── Given data ──
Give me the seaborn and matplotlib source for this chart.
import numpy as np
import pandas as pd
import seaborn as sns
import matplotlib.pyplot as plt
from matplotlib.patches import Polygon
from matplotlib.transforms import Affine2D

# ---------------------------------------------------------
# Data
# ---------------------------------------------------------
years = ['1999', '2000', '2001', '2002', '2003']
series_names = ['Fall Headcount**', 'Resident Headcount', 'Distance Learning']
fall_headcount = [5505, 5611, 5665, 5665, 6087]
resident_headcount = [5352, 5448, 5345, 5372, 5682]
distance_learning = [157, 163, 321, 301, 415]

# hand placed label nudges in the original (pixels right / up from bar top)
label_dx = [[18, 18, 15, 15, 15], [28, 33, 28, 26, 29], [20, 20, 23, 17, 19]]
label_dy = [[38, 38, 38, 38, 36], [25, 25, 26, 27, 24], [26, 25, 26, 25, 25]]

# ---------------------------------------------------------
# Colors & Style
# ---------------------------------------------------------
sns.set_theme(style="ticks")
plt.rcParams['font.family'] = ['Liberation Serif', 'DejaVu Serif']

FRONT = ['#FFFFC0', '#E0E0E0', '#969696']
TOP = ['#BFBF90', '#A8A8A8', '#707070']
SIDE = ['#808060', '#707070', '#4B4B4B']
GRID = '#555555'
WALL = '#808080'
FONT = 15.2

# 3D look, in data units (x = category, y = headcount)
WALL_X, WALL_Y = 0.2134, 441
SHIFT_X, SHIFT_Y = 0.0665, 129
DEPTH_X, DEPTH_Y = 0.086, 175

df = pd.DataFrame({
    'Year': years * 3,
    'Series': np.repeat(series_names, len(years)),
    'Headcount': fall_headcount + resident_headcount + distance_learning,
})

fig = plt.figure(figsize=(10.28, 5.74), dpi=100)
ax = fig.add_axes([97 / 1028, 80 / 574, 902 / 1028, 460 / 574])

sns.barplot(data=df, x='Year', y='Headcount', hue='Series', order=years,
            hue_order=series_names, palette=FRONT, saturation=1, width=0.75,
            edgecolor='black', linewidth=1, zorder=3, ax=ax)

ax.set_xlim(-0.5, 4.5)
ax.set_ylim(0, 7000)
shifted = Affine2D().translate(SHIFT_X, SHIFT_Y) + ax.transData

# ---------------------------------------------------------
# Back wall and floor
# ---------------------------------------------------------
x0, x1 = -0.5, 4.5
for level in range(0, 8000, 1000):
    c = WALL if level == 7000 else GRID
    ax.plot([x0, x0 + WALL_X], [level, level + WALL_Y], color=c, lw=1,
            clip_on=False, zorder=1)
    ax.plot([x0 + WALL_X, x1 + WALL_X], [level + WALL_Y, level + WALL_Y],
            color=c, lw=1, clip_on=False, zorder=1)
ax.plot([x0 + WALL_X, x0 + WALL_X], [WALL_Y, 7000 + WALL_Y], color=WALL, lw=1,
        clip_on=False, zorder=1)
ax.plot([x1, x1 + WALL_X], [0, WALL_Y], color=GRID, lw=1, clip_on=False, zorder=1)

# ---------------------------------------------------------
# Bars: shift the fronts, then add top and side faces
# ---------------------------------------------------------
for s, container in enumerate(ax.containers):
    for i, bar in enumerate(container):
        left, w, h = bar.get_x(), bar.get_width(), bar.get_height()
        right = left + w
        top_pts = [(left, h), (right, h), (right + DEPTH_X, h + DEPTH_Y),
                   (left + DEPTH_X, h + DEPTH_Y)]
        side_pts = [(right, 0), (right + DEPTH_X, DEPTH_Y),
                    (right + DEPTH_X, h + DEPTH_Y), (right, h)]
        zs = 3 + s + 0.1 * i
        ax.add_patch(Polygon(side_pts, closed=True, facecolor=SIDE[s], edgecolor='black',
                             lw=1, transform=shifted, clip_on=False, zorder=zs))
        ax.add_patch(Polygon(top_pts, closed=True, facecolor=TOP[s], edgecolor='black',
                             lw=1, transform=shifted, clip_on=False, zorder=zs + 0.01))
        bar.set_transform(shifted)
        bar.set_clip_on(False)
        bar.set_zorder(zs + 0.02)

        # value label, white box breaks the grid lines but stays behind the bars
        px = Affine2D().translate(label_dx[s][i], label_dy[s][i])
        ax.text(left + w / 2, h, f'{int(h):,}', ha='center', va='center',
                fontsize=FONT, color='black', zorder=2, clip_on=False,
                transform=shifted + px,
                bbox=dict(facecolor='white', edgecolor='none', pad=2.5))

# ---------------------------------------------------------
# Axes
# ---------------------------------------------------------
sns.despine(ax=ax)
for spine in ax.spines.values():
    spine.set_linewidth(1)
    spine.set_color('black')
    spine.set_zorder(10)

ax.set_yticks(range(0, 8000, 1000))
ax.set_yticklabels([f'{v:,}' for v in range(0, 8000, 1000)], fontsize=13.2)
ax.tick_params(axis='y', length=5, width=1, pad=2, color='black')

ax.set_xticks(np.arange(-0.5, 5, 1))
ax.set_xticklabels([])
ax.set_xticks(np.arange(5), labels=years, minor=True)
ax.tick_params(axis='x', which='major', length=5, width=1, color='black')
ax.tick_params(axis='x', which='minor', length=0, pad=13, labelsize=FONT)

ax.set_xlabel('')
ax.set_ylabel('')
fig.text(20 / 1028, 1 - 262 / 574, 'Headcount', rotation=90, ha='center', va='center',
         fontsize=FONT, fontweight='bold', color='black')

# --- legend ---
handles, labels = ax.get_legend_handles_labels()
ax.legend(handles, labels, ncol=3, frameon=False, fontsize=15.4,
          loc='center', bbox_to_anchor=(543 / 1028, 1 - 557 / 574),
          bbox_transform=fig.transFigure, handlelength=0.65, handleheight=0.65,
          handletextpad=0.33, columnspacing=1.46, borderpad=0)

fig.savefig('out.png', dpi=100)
───
── Given data ──
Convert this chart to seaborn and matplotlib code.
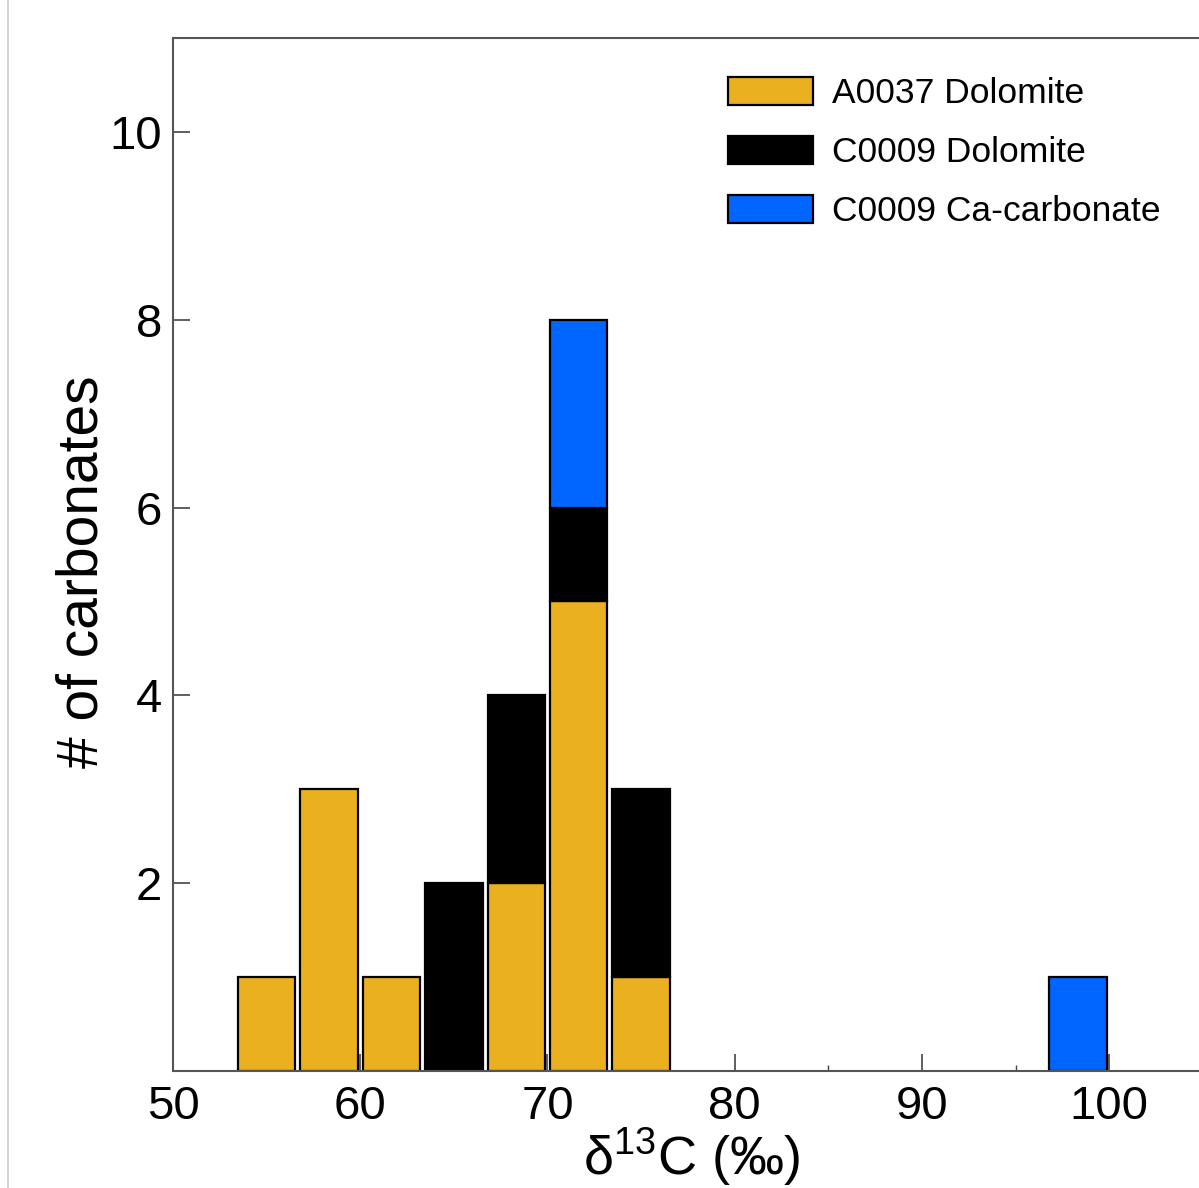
───
── Given data ──
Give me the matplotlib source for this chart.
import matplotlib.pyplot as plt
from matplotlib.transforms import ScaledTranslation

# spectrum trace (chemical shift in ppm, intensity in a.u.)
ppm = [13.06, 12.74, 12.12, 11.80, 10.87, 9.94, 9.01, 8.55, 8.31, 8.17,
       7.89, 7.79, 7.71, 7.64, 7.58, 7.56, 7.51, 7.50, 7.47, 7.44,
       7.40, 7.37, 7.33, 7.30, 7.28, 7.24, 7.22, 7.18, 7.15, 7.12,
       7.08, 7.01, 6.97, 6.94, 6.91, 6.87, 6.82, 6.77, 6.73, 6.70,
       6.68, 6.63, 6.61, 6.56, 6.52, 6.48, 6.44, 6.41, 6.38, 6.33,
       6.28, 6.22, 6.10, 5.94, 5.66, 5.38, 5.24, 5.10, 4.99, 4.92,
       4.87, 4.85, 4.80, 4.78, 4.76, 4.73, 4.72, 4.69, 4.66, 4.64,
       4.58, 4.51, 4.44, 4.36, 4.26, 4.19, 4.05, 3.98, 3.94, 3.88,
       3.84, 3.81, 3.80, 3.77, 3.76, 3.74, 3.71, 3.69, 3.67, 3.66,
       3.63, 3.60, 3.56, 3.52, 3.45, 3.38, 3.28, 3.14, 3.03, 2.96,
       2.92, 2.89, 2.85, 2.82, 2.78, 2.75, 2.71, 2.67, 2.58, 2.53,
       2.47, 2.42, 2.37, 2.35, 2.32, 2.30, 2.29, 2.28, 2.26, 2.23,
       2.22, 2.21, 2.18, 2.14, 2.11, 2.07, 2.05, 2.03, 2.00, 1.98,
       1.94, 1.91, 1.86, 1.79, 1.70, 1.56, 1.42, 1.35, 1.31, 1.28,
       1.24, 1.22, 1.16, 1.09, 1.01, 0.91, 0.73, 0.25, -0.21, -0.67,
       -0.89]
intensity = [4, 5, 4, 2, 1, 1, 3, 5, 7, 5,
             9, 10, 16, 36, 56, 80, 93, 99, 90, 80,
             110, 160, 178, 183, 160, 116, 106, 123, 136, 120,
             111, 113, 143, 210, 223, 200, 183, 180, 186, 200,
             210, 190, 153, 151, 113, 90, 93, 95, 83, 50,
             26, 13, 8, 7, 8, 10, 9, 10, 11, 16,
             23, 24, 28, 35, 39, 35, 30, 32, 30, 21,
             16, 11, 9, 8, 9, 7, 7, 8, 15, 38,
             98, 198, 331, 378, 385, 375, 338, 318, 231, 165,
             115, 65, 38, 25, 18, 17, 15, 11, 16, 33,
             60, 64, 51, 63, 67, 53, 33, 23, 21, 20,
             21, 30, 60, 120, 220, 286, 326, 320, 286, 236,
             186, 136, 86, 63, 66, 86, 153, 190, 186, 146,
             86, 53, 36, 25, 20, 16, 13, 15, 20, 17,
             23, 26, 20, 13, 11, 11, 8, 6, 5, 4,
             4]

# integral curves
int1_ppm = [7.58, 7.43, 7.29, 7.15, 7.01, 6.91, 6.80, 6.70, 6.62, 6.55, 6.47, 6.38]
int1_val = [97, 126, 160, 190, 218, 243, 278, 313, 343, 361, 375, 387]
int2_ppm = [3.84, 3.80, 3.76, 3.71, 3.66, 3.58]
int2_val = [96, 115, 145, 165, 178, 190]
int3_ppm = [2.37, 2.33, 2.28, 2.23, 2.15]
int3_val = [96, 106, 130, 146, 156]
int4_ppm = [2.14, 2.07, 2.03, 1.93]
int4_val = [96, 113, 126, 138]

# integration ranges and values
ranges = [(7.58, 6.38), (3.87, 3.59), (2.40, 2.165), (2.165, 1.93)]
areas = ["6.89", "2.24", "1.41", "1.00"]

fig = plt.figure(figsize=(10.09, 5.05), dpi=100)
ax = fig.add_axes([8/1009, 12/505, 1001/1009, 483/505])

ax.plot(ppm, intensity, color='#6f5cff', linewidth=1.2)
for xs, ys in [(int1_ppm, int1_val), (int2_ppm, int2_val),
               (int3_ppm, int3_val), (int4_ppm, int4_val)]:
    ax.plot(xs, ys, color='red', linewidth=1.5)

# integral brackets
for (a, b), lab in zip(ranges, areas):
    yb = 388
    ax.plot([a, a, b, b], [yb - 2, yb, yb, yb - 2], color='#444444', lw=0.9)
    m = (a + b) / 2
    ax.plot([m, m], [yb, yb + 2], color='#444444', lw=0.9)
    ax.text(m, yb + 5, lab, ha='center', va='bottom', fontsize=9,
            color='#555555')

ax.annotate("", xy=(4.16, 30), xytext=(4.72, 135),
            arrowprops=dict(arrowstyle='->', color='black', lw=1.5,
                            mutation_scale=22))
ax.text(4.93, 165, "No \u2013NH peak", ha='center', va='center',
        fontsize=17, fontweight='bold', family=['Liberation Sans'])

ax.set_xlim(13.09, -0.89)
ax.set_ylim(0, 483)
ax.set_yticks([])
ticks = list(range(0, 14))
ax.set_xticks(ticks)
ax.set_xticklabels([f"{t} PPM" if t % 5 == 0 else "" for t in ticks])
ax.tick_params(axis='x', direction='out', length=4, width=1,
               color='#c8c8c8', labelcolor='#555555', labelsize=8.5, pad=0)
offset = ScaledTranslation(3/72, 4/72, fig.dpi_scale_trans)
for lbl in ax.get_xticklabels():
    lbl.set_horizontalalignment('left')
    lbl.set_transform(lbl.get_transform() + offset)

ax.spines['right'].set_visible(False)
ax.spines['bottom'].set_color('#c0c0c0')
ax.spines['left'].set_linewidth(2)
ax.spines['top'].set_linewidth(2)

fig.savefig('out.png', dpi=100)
───
• Goal: The lines from the one containing "Give me the seaborn" to the one containing "26, 25, 25]]", both included, are to be extracted exactly; give no other line.

• Right answer:
Give me the seaborn and matplotlib source for this chart.
import numpy as np
import pandas as pd
import seaborn as sns
import matplotlib.pyplot as plt
from matplotlib.patches import Polygon
from matplotlib.transforms import Affine2D

# ---------------------------------------------------------
# Data
# ---------------------------------------------------------
years = ['1999', '2000', '2001', '2002', '2003']
series_names = ['Fall Headcount**', 'Resident Headcount', 'Distance Learning']
fall_headcount = [5505, 5611, 5665, 5665, 6087]
resident_headcount = [5352, 5448, 5345, 5372, 5682]
distance_learning = [157, 163, 321, 301, 415]

# hand placed label nudges in the original (pixels right / up from bar top)
label_dx = [[18, 18, 15, 15, 15], [28, 33, 28, 26, 29], [20, 20, 23, 17, 19]]
label_dy = [[38, 38, 38, 38, 36], [25, 25, 26, 27, 24], [26, 25, 26, 25, 25]]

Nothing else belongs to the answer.